---------- Data excerpts

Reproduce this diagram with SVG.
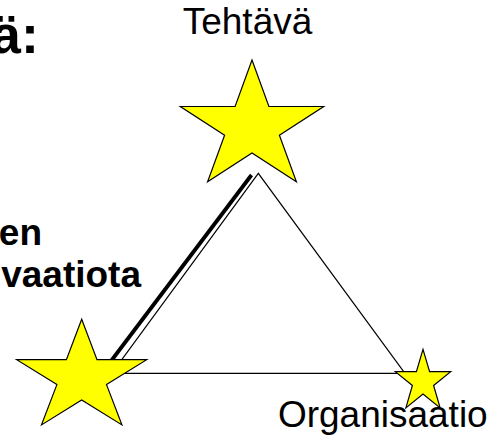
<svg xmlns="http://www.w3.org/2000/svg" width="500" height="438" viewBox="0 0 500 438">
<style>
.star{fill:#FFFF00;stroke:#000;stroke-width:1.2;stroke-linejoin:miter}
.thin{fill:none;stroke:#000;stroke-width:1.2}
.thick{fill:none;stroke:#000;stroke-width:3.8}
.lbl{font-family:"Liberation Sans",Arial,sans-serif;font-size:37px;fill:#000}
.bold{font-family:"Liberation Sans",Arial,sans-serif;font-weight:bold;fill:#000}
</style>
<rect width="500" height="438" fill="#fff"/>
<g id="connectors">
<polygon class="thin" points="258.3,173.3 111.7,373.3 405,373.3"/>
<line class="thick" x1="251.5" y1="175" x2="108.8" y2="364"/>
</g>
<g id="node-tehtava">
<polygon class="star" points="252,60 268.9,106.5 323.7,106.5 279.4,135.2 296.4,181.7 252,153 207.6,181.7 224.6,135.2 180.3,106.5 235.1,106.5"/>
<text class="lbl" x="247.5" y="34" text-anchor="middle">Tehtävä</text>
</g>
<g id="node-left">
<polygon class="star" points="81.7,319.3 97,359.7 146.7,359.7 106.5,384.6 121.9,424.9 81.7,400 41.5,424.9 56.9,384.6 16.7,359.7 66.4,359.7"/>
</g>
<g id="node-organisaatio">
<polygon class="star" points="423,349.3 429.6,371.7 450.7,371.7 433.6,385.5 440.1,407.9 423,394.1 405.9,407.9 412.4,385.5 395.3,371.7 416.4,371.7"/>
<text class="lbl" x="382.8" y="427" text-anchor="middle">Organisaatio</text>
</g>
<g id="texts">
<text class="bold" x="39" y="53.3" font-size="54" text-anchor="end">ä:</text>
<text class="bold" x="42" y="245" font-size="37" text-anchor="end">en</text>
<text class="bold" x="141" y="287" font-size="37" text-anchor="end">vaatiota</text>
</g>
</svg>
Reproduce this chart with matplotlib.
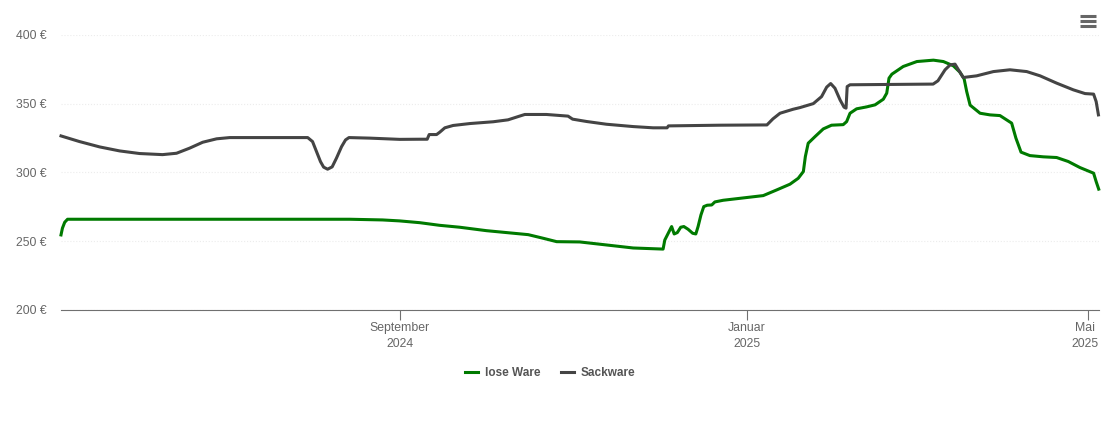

--------------------

[Prompt] Omit the pictures and restate the rest of the records verbatim.

[Result below]
Reproduce this diagram with SVG.
<svg xmlns="http://www.w3.org/2000/svg" width="500" height="438" viewBox="0 0 500 438">
<style>
.star{fill:#FFFF00;stroke:#000;stroke-width:1.2;stroke-linejoin:miter}
.thin{fill:none;stroke:#000;stroke-width:1.2}
.thick{fill:none;stroke:#000;stroke-width:3.8}
.lbl{font-family:"Liberation Sans",Arial,sans-serif;font-size:37px;fill:#000}
.bold{font-family:"Liberation Sans",Arial,sans-serif;font-weight:bold;fill:#000}
</style>
<rect width="500" height="438" fill="#fff"/>
<g id="connectors">
<polygon class="thin" points="258.3,173.3 111.7,373.3 405,373.3"/>
<line class="thick" x1="251.5" y1="175" x2="108.8" y2="364"/>
</g>
<g id="node-tehtava">
<polygon class="star" points="252,60 268.9,106.5 323.7,106.5 279.4,135.2 296.4,181.7 252,153 207.6,181.7 224.6,135.2 180.3,106.5 235.1,106.5"/>
<text class="lbl" x="247.5" y="34" text-anchor="middle">Tehtävä</text>
</g>
<g id="node-left">
<polygon class="star" points="81.7,319.3 97,359.7 146.7,359.7 106.5,384.6 121.9,424.9 81.7,400 41.5,424.9 56.9,384.6 16.7,359.7 66.4,359.7"/>
</g>
<g id="node-organisaatio">
<polygon class="star" points="423,349.3 429.6,371.7 450.7,371.7 433.6,385.5 440.1,407.9 423,394.1 405.9,407.9 412.4,385.5 395.3,371.7 416.4,371.7"/>
<text class="lbl" x="382.8" y="427" text-anchor="middle">Organisaatio</text>
</g>
<g id="texts">
<text class="bold" x="39" y="53.3" font-size="54" text-anchor="end">ä:</text>
<text class="bold" x="42" y="245" font-size="37" text-anchor="end">en</text>
<text class="bold" x="141" y="287" font-size="37" text-anchor="end">vaatiota</text>
</g>
</svg>
Reproduce this chart with matplotlib.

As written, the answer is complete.